Visual Arts/Relics and Ruins by Thomas Bucich. At Grainger Gallery, Fyshwick, until June 28. Reviewed by KERRY-ANNE COUSINS.
Thomas Bucich’s academic background includes classical art studies as well as running a multi-disciplinary studio in art and design.
He is now committed to the full time pursuit of his own creative art practice.
Bucich works in many kinds of media including metal and reclaimed objects. In his sculptures he uses a technique that enables him to work plaster like clay and blackens their forms so they reflect light. Silver and gold leaf accentuate surfaces.
Among the works on paper are a number of small sensitive studies of the human figure in line and wash. Included is one larger powerful study in mixed media called, Appropriate, Appropriation, evoking the figures on the 5th century BC fragment of the Parthenon frieze now in the British Museum.

Many of the works have a visual relationship with classical Greek sculpture and Greek mythology and others are inspired by sacred relics of hearts and talismans. However, the artist has recast this inspiration with his own use of original materials and contemporary idioms. A striking example is a sculpture called Rest Your Weary Head where a classically inspired marble head is married to a reclaimed log ‘pillow’.

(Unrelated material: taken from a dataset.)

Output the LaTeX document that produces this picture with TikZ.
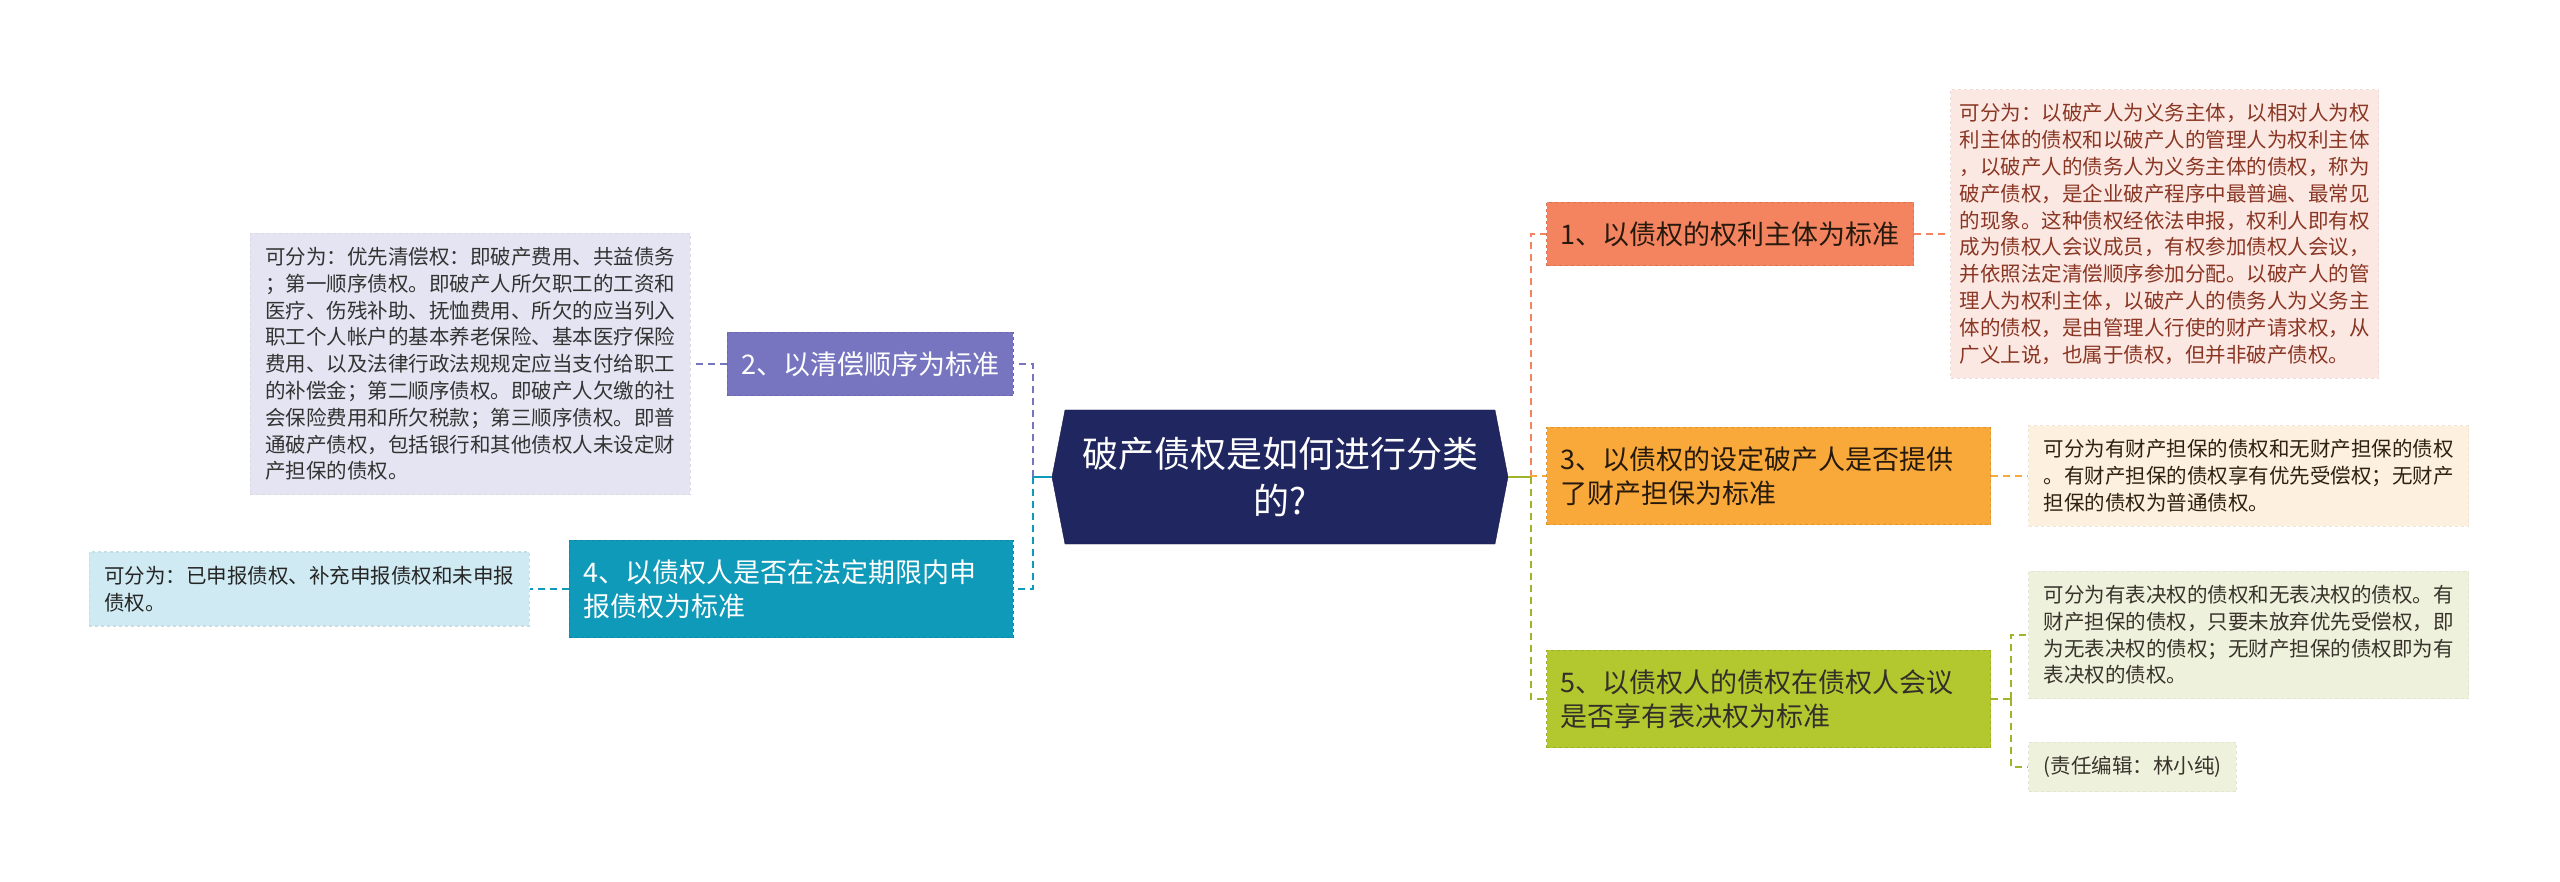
\documentclass[tikz,border=0pt]{standalone}
\usepackage{fontspec}
\usepackage{xcolor}
\usepackage{tikz}
\usetikzlibrary{shapes.symbols}
\setmainfont{Noto Sans CJK SC}

\definecolor{rootblue}{HTML}{20265F}
\definecolor{coral}{HTML}{F4845F}
\definecolor{lilac}{HTML}{7775C0}
\definecolor{amber}{HTML}{F9A939}
\definecolor{sea}{HTML}{0E9AB8}
\definecolor{lime}{HTML}{B3C72F}
\definecolor{pinkleaf}{HTML}{FCE8E2}
\definecolor{lilacleaf}{HTML}{E5E4F2}
\definecolor{amberleaf}{HTML}{FDF0DE}
\definecolor{sealeaf}{HTML}{CFEAF2}
\definecolor{limeleaf}{HTML}{EEF1DC}
\definecolor{rusttext}{HTML}{8A3624}

\begin{document}
\begin{tikzpicture}[x=1pt, y=-1pt,
    root/.style={signal, signal to=east and west, signal pointer angle=158, fill=rootblue, draw=rootblue!80!black, text=white,
        font=\fontsize{36pt}{47pt}\selectfont, align=center, text width=420pt, minimum width=456pt, minimum height=134pt, inner sep=0pt},
    topic/.style={fill=#1, draw=#1!88!black, dashed, line width=1.3pt, inner xsep=14pt, inner ysep=19pt, minimum height=63pt,
        font=\fontsize{27pt}{34pt}\selectfont},
    wide/.style={text width=416pt, align=left},
    leaf/.style={fill=#1, draw=#1!95!black, dashed, line width=1.2pt, inner xsep=15pt, inner ysep=14pt,
        font=\fontsize{20.5pt}{26.8pt}\selectfont},
    para/.style={text width=410pt, align=left},
    link/.style={draw=#1, line width=2.5pt, dash pattern=on 7pt off 5pt},
    stub/.style={draw=#1, line width=2.5pt}]

    \path[use as bounding box, fill=white] (0,0) rectangle (2560,882);

    \node[root] (root) at (1280,477) {破产债权是如何进行分类\\的?};

    \node[topic=coral, text=black!80!brown, anchor=west] (t1) at (1546,234) {1、以债权的权利主体为标准};
    \node[topic=amber, wide, text=black!80!brown, anchor=west] (t3) at (1546,476) {3、以债权的设定破产人是否提供\\了财产担保为标准};
    \node[topic=lime, wide, text=black!85!olive, anchor=west] (t5) at (1546,699) {5、以债权人的债权在债权人会议\\是否享有表决权为标准};
    \node[topic=lilac, text=white, anchor=east] (t2) at (1014,364) {2、以清偿顺序为标准};
    \node[topic=sea, wide, text=white, anchor=east] (t4) at (1014,589) {4、以债权人是否在法定期限内申\\报债权为标准};

    \node[leaf=pinkleaf, para, inner xsep=9pt, text=rusttext, anchor=west] (l1) at (1950,234) {可分为：以破产人为义务主体，以相对人为权\\利主体的债权和以破产人的管理人为权利主体\\，以破产人的债务人为义务主体的债权，称为\\破产债权，是企业破产程序中最普遍、最常见\\的现象。这种债权经依法申报，权利人即有权\\成为债权人会议成员，有权参加债权人会议，\\并依照法定清偿顺序参加分配。以破产人的管\\理人为权利主体，以破产人的债务人为义务主\\体的债权，是由管理人行使的财产请求权，从\\广义上说，也属于债权，但并非破产债权。};
    \node[leaf=lilacleaf, para, text=black!80, anchor=east] (l2) at (691,364) {可分为：优先清偿权：即破产费用、共益债务\\；第一顺序债权。即破产人所欠职工的工资和\\医疗、伤残补助、抚恤费用、所欠的应当列入\\职工个人帐户的基本养老保险、基本医疗保险\\费用、以及法律行政法规规定应当支付给职工\\的补偿金；第二顺序债权。即破产人欠缴的社\\会保险费用和所欠税款；第三顺序债权。即普\\通破产债权，包括银行和其他债权人未设定财\\产担保的债权。};
    \node[leaf=amberleaf, para, text=black!75!brown, anchor=west] (l3) at (2028,476) {可分为有财产担保的债权和无财产担保的债权\\。有财产担保的债权享有优先受偿权；无财产\\担保的债权为普通债权。};
    \node[leaf=sealeaf, para, text=black!85, anchor=east] (l4) at (530,589) {可分为：已申报债权、补充申报债权和未申报\\债权。};
    \node[leaf=limeleaf, para, text=black!80!olive, anchor=west] (l5) at (2028,635) {可分为有表决权的债权和无表决权的债权。有\\财产担保的债权，只要未放弃优先受偿权，即\\为无表决权的债权；无财产担保的债权即为有\\表决权的债权。};
    \node[leaf=limeleaf, text=black!80!olive, anchor=west] (l6) at (2028,767) {(责任编辑：林小纯)};

    \coordinate (rj) at (1531,477);
    \coordinate (lj) at (1033,477);
    \coordinate (gj) at (2011,699);

    \draw[link=coral] (rj) |- (t1.west);
    \draw[link=amber] (rj) |- (t3.west);
    \draw[link=lime!90!black] (rj) |- (t5.west);
    \draw[stub=lime!90!black] (root.east) -- (rj);
    \draw[link=lilac] (lj) |- (t2.east);
    \draw[link=sea] (lj) |- (t4.east);
    \draw[stub=sea] (root.west) -- (lj);

    \draw[link=coral] (t1.east) -- (l1.west);
    \draw[link=amber] (t3.east) -- (l3.west);
    \draw[link=lilac] (t2.west) -- (l2.east);
    \draw[link=sea] (t4.west) -- (l4.east);
    \draw[link=lime!90!black] (t5.east) -- (gj);
    \foreach \leafname in {l5, l6} \draw[link=lime!90!black] (gj) |- (\leafname.west);
\end{tikzpicture}
\end{document}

Among the classical references, the flight of Icarus, the Parthenon sculptures and echoes of the monumentality and movement of the Winged Victory of Samothrace come to mind. The plasticity of the human body in classical Greek sculpture is evoked by Bucich’s own skilled reproduction of the flowing of the drapery over the figure in his work. This is seen in the monumental work Seated Figure where the heaviness of the seated torso is accentuated by the drapery across her knees.
This plasticity of the surface is also seen in another work, Reclining Figure, where the figure is posed reminiscent of a draped form from the Parthenon marbles.
In the Icarus works, Meditations on the Icarus Effect VI, recalling the mythical Greek story of man attempting to fly, the tautness of the figure is attenuated by the tapering of the wrapped form and the outstretched wings. In other works, the notion of flight is more abstract as in the work Cradle Bark where the reclaimed weathered log is echoed by a flash of a silvered surface.
Among the many works it was the artist’s evocation of the visual memories of the sensuous beauty and mythologies of classical Greek sculpture that resonated with me the most in this imaginative and poetic exhibition.